_Exercise requirements_
Quote from the first line below through the line that contains "import plotly.graph_objects as go", both included, and leave the pictures out.

_Raw data_
● ● ● ● ●

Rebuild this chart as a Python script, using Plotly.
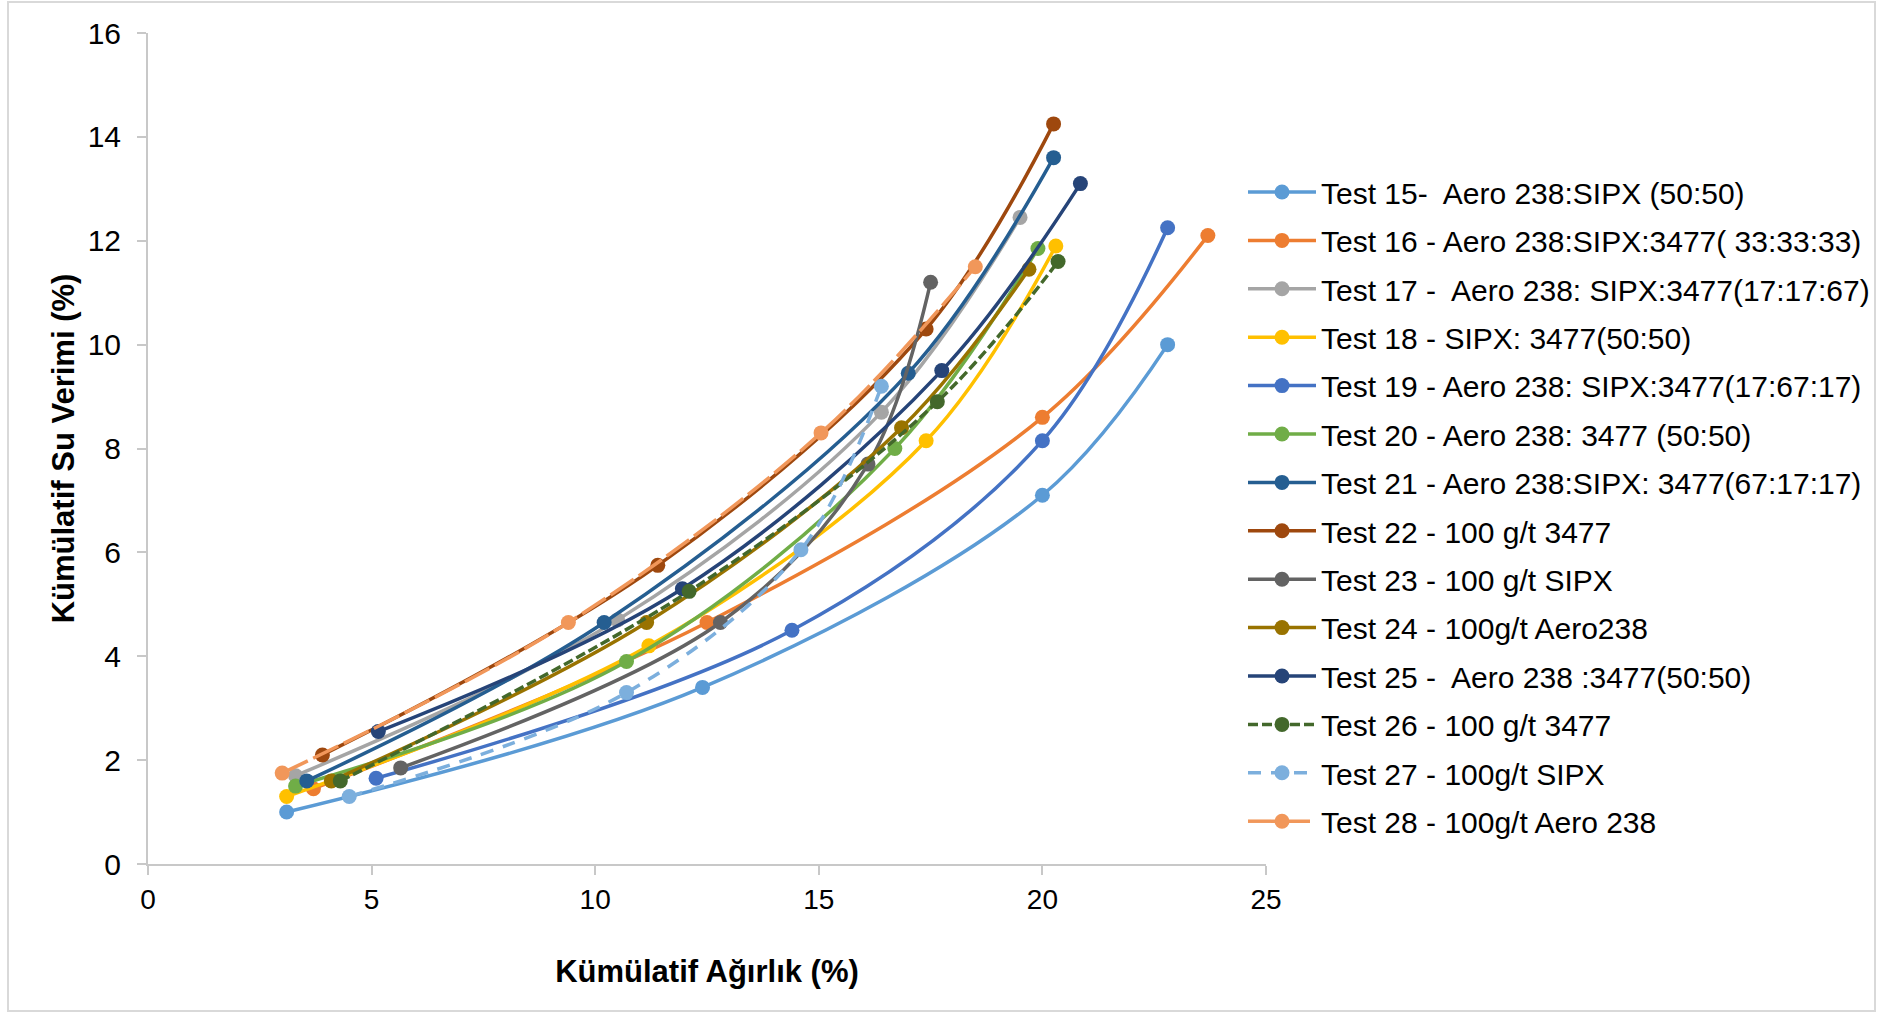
import plotly.graph_objects as go

# Cumulative weight (%) and cumulative water yield (%) per flotation test
names = [
    "Test 15-  Aero 238:SIPX (50:50)",
    "Test 16 - Aero 238:SIPX:3477( 33:33:33)",
    "Test 17 -  Aero 238: SIPX:3477(17:17:67)",
    "Test 18 - SIPX: 3477(50:50)",
    "Test 19 - Aero 238: SIPX:3477(17:67:17)",
    "Test 20 - Aero 238: 3477 (50:50)",
    "Test 21 - Aero 238:SIPX: 3477(67:17:17)",
    "Test 22 - 100 g/t 3477",
    "Test 23 - 100 g/t SIPX",
    "Test 24 - 100g/t Aero238",
    "Test 25 -  Aero 238 :3477(50:50)",
    "Test 26 - 100 g/t 3477",
    "Test 27 - 100g/t SIPX",
    "Test 28 - 100g/t Aero 238",
]

x15 = [3.1, 12.4, 20.0, 22.8]
y15 = [1.0, 3.4, 7.1, 10.0]
x16 = [3.7, 12.5, 20.0, 23.7]
y16 = [1.45, 4.65, 8.6, 12.1]
x17 = [3.3, 10.5, 16.4, 19.5]
y17 = [1.7, 4.7, 8.7, 12.45]
x18 = [3.1, 11.2, 17.4, 20.3]
y18 = [1.3, 4.2, 8.15, 11.9]
x19 = [5.1, 14.4, 20.0, 22.8]
y19 = [1.65, 4.5, 8.15, 12.25]
x20 = [3.3, 10.7, 16.7, 19.9]
y20 = [1.5, 3.9, 8.0, 11.85]
x21 = [3.55, 10.2, 17.0, 20.25]
y21 = [1.6, 4.65, 9.45, 13.6]
x22 = [3.9, 11.4, 17.4, 20.25]
y22 = [2.1, 5.75, 10.3, 14.25]
x23 = [5.65, 12.8, 16.1, 17.5]
y23 = [1.85, 4.65, 7.7, 11.2]
x24 = [4.1, 11.15, 16.85, 19.7]
y24 = [1.6, 4.65, 8.4, 11.45]
x25 = [5.15, 11.95, 17.75, 20.85]
y25 = [2.55, 5.3, 9.5, 13.1]
x26 = [4.3, 12.1, 17.65, 20.35]
y26 = [1.6, 5.25, 8.9, 11.6]
x27 = [4.5, 10.7, 14.6, 16.4]
y27 = [1.3, 3.3, 6.05, 9.2]
x28 = [3.0, 9.4, 15.05, 18.5]
y28 = [1.75, 4.65, 8.3, 11.5]

xs = [x15, x16, x17, x18, x19, x20, x21, x22, x23, x24, x25, x26, x27, x28]
ys = [y15, y16, y17, y18, y19, y20, y21, y22, y23, y24, y25, y26, y27, y28]

colors = ["#5B9BD5", "#ED7D31", "#A5A5A5", "#FFC000", "#4472C4", "#70AD47",
          "#255E91", "#9E480E", "#636363", "#997300", "#264478", "#43682B",
          "#7CAFDD", "#F1975A"]
dashes = ["solid"] * 11 + ["10px,4px", "13px,10px", "28px,6px"]

x_ticks = [0, 5, 10, 15, 20, 25]
y_ticks = [0, 2, 4, 6, 8, 10, 12, 14, 16]

W, H = 1885, 1013
L, R, T, B = 148, 1266, 33, 864

fig = go.Figure()
for i, (nm, xv, yv) in enumerate(zip(names, xs, ys)):
    fig.add_trace(go.Scatter(
        x=xv, y=yv, name=nm, mode="lines+markers",
        line=dict(color=colors[i], width=3.5, dash=dashes[i], shape="spline", smoothing=1),
        marker=dict(color=colors[i], size=15),
        legendgroup=f"g{i}",
    ))

axis_col = "#C8C8C8"
sans = "Liberation Sans, Arial, sans-serif"

fig.update_layout(
    width=W, height=H,
    margin=dict(l=L, r=W - R, t=T, b=H - B, autoexpand=False),
    paper_bgcolor="white", plot_bgcolor="white",
    showlegend=True,
    legend=dict(
        x=(1243 - L) / (R - L), xanchor="left",
        y=(B - 166) / (B - T), yanchor="top",
        font=dict(family=sans, size=30, color="#000000"),
        itemwidth=68, tracegroupgap=6.4,
        bgcolor="rgba(0,0,0,0)",
    ),
    xaxis=dict(
        range=[0, 25], tickvals=x_ticks, ticktext=[str(v) for v in x_ticks],
        showline=True, linecolor=axis_col, linewidth=2,
        ticks="outside", ticklen=9, tickwidth=2, tickcolor=axis_col,
        showgrid=False, zeroline=False,
        tickfont=dict(family=sans, size=28, color="#000000"),
        title=dict(text="<b>Kümülatif Ağırlık (%)</b>",
                   font=dict(family=sans, size=31, color="#000000"), standoff=47),
    ),
    yaxis=dict(
        range=[0, 16], tickvals=y_ticks, ticktext=[str(v) for v in y_ticks],
        showline=True, linecolor=axis_col, linewidth=2,
        ticks="outside", ticklen=9, tickwidth=2, tickcolor=axis_col,
        showgrid=False, zeroline=False,
        tickfont=dict(family=sans, size=30, color="#000000"),
        ticklabelstandoff=10,
        title=dict(text="<b>Kümülatif Su Verimi (%)</b>",
                   font=dict(family=sans, size=31, color="#000000"), standoff=4),
    ),
    shapes=[dict(
        type="rect", xref="paper", yref="paper", layer="below",
        x0=(8 - L) / (R - L), x1=(1875 - L) / (R - L),
        y0=(B - 1011) / (B - T), y1=(B - 2) / (B - T),
        line=dict(color="#D9D9D9", width=2), fillcolor="rgba(0,0,0,0)",
    )],
)

fig.write_html("out.html")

● ● ● ● ●

_Reply_
Rebuild this chart as a Python script, using Plotly.
import plotly.graph_objects as go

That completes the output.